What is needed | Identify all lines of the data containing the string "that" and copy them.

Available records |
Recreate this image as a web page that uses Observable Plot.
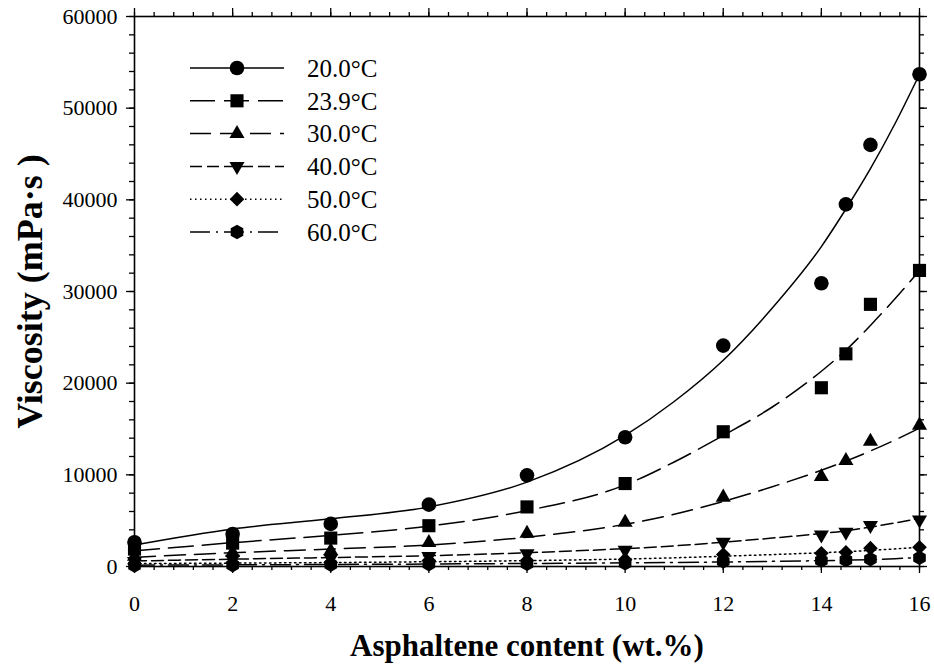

==

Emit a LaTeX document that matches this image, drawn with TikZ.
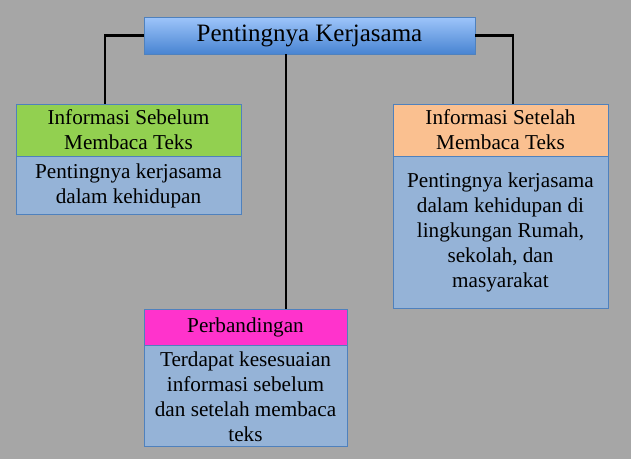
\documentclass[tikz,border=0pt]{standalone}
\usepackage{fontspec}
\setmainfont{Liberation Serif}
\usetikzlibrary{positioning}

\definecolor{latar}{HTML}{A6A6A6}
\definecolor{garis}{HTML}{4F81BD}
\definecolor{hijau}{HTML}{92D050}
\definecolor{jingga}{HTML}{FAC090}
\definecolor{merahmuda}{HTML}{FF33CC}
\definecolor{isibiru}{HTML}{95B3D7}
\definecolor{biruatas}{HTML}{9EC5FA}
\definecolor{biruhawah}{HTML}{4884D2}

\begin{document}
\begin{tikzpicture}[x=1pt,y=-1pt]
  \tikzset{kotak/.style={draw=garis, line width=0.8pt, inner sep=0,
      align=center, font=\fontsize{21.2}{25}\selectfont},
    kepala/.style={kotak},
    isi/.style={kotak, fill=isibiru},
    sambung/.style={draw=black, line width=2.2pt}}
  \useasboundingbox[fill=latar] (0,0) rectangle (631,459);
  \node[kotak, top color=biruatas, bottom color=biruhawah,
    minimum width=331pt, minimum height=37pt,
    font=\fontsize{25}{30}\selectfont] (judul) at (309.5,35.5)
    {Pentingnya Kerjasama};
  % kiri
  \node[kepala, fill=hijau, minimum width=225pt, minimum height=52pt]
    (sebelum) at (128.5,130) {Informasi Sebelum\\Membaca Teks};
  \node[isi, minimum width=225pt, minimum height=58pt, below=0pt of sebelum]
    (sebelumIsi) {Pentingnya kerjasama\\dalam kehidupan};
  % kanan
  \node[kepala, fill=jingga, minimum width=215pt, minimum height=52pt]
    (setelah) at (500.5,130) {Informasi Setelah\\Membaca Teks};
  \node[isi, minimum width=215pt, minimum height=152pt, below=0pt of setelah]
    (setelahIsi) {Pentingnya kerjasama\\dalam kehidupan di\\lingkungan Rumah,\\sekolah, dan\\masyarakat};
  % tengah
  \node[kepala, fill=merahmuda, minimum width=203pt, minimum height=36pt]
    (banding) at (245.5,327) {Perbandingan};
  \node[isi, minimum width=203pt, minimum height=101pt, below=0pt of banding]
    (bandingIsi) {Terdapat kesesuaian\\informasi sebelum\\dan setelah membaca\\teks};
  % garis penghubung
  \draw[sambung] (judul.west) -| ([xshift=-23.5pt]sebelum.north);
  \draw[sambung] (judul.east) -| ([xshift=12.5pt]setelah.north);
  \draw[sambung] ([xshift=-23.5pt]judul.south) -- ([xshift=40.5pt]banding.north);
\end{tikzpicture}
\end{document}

Completed exercise |
Recreate this image as a web page that uses Observable Plot.
Emit a LaTeX document that matches this image, drawn with TikZ.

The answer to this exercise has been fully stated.